— INSTRUCTION —
Extract only the first line of the listing and every line after it up to and including the one with "import plotly.graph_objects as go". Omit the pictures.

--

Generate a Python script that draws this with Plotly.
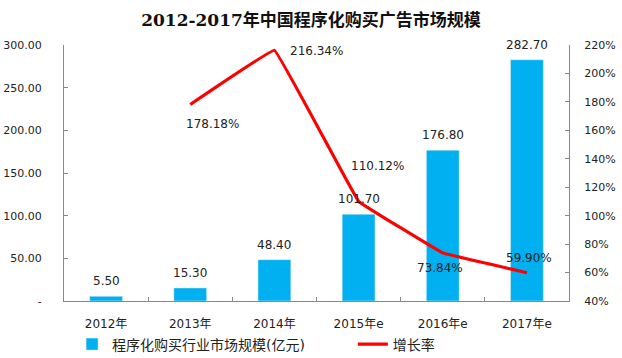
import plotly.graph_objects as go

categories = ["2012年", "2013年", "2014年", "2015年e", "2016年e", "2017年e"]
market_size = [5.50, 15.30, 48.40, 101.70, 176.80, 282.70]
growth_cats = ["2013年", "2014年", "2015年e", "2016年e", "2017年e"]
growth_rate = [178.18, 216.34, 110.12, 73.84, 59.90]
growth_labels = ["178.18%", "216.34%", "110.12%", "73.84%", "59.90%"]
label_shift = [(22, -20), (42, -1), (19, 35), (-3, -15), (2, 15)]

left_ticks = [0, 50, 100, 150, 200, 250, 300]
left_ticktext = ["-", "50.00", "100.00", "150.00", "200.00", "250.00", "300.00"]
right_ticks = [40, 60, 80, 100, 120, 140, 160, 180, 200, 220]
right_ticktext = [f"{v}%" for v in right_ticks]

font_main = "DejaVu Sans, Noto Sans CJK SC"

fig = go.Figure()
fig.add_trace(go.Bar(
    x=categories, y=market_size, name="程序化购买行业市场规模(亿元)",
    marker=dict(color="#00B0F0"), width=0.39, legend="legend",
))
fig.add_trace(go.Scatter(
    x=growth_cats, y=growth_rate, yaxis="y2", name="增长率", legend="legend2",
    mode="lines", line=dict(color="#FF0000", width=3.2, shape="spline", smoothing=0.12),
))

annotations = []
for c, v in zip(categories, market_size):
    annotations.append(dict(x=c, y=v, xref="x", yref="y", text=f"{v:.2f}", showarrow=False,
                            yanchor="bottom", yshift=6,
                            font=dict(size=12, color="#222", family=font_main)))
for c, v, t, (dx, dy) in zip(growth_cats, growth_rate, growth_labels, label_shift):
    annotations.append(dict(x=c, y=v, xref="x", yref="y2", text=t, showarrow=False,
                            xshift=dx, yshift=dy,
                            font=dict(size=12, color="#222", family=font_main)))

legend_common = dict(orientation="h", xanchor="left", y=-0.17, yanchor="middle",
                     font=dict(size=14, color="#222", family=font_main), itemwidth=30,
                     bgcolor="rgba(0,0,0,0)")

fig.update_layout(
    width=622, height=358,
    margin=dict(l=64, r=53, t=45, b=57, autoexpand=False),
    paper_bgcolor="white", plot_bgcolor="white",
    title=dict(text="<b>2012-2017年中国程序化购买广告市场规模</b>", x=0.5, xanchor="center",
               y=0.945, yanchor="middle",
               font=dict(size=17, color="#111", family="DejaVu Serif, Noto Sans CJK SC")),
    xaxis=dict(type="category", showline=True, linecolor="#888", linewidth=1,
               ticks="inside", tickson="boundaries", ticklen=4, tickcolor="#888",
               ticklabelstandoff=12, automargin=False,
               tickfont=dict(size=12, color="#222", family=font_main), showgrid=False),
    yaxis=dict(range=[0, 300], tickvals=left_ticks, ticktext=left_ticktext,
               showline=True, linecolor="#888", ticks="inside", ticklen=4, tickcolor="#888",
               ticklabelstandoff=19, automargin=False,
               tickfont=dict(size=11, color="#222", family=font_main), showgrid=False,
               zeroline=False),
    yaxis2=dict(range=[40, 220], tickvals=right_ticks, ticktext=right_ticktext,
                overlaying="y", side="right",
                showline=True, linecolor="#888", ticks="inside", ticklen=4, tickcolor="#888",
                ticklabelstandoff=12, automargin=False,
                tickfont=dict(size=11, color="#222", family=font_main), showgrid=False,
                zeroline=False),
    legend=dict(x=0.016, **legend_common),
    legend2=dict(x=0.572, **legend_common),
    annotations=annotations,
    showlegend=True,
)

fig.write_html("out.html", config={"displayModeBar": False},
               post_script="document.body.style.margin='0';document.body.style.overflow='hidden';")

--

— SOLVED PROBLEM —
Generate a Python script that draws this with Plotly.
import plotly.graph_objects as go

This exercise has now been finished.